I am trying to prove $$X_n \xrightarrow{d} X, Y_n \xrightarrow{d} a \implies Y_n X_n \xrightarrow{d} aX$$ where $a$ is a constant.
What I tried:
Let $g:\mathbb R\to \mathbb R$ an arbitrary uniformly continuous, bounded function. It suffices to show $\mathbb E[g(Y_n X_n)] \to \mathbb E[g(aX)]$. We have $$\left \lvert \int g(Y_nX_n) - g(aX) \,dP \right \rvert \leq \left \lvert \int g(Y_n X_n) - g(aX_n) \, dP \right \rvert +\left \lvert \int g(aX_n) - g(aX) \, dP \right \rvert,$$ where the right summand goes to $0$ by assumption as $a$ is constant.
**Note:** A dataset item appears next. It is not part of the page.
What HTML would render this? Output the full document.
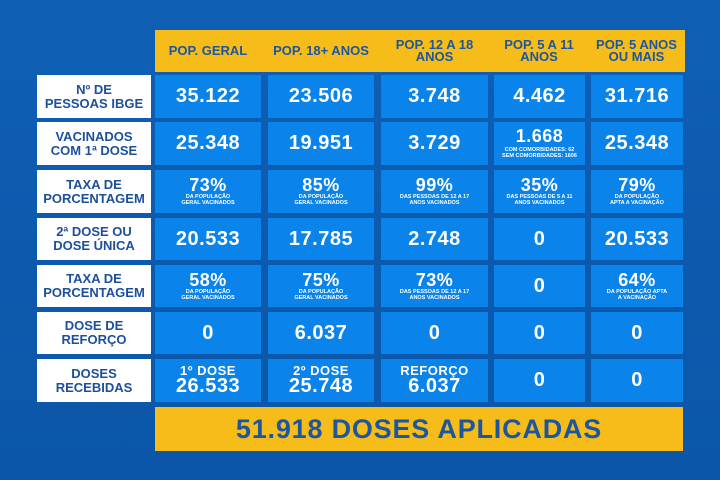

Now I want to use uniform continuity of $g$ to estimate the left summand: Choose $\delta > 0 $ such that $$\left \lvert g(Y_n X_n) - g(aX_n) \right \rvert < \epsilon,$$ whenever $|Y_n X_n - aX_n| < \delta.$ Since convergence in distribution to a constant implies convergence in probability, we have can control $P(|Y_n - a | > \delta)$. But is it possible to get a bound on $|X_n|$? I assume that probability in distribution does not imply some form of boundedness... Any help is appreciated.

Answer 1

First, you can choose $g$ to be Lipschitz bounded, with $C$ its Lipschitz constant. It follows that $\forall \epsilon >0, A > 0$: $$|\mathbb{E}g(X_n Y_n) - \mathbb{E}g(X_n a)| \leq \mathbb{E}|g(X_n Y_n) - g(X_n a)|1_{|X_n Y_n - X_n a| > \epsilon} + \mathbb{E}|g(X_n Y_n) - g(X_n a)|1_{|X_n Y_n - X_n a| \leq \epsilon} \leq C \epsilon + ||g||_\infty \mathbb{P} (|X_n Y_n - X_n a | > \epsilon) \leq C \epsilon + \mathbb{P} (|X_n Y_n - X_n a | > \epsilon, |X_n|> A) + \mathbb{P} (|X_n Y_n - X_n a | > \epsilon, |X_n| \leq A) \leq C \epsilon + \mathbb{P} (|Y_n - a | > \epsilon / A) + \mathbb{P} (|X_n| \geq A)$$

Now, $\lim_{n \rightarrow \infty} \mathbb{P} (|Y_n - a | > \epsilon / A) = 0$ so $\limsup{n \rightarrow \infty} |\mathbb{E}g(X_n Y_n) - \mathbb{E}g(X_n a)| \leq C \epsilon + \mathbb{P} (|X| \geq A)$. I used here that fact that $X_n$ goes in law to $X$ and that $[A, \infty[$ is closed (see the Portemanteau lemma). You can now let $\epsilon$ goes to zero and $A$ goes to $\infty$.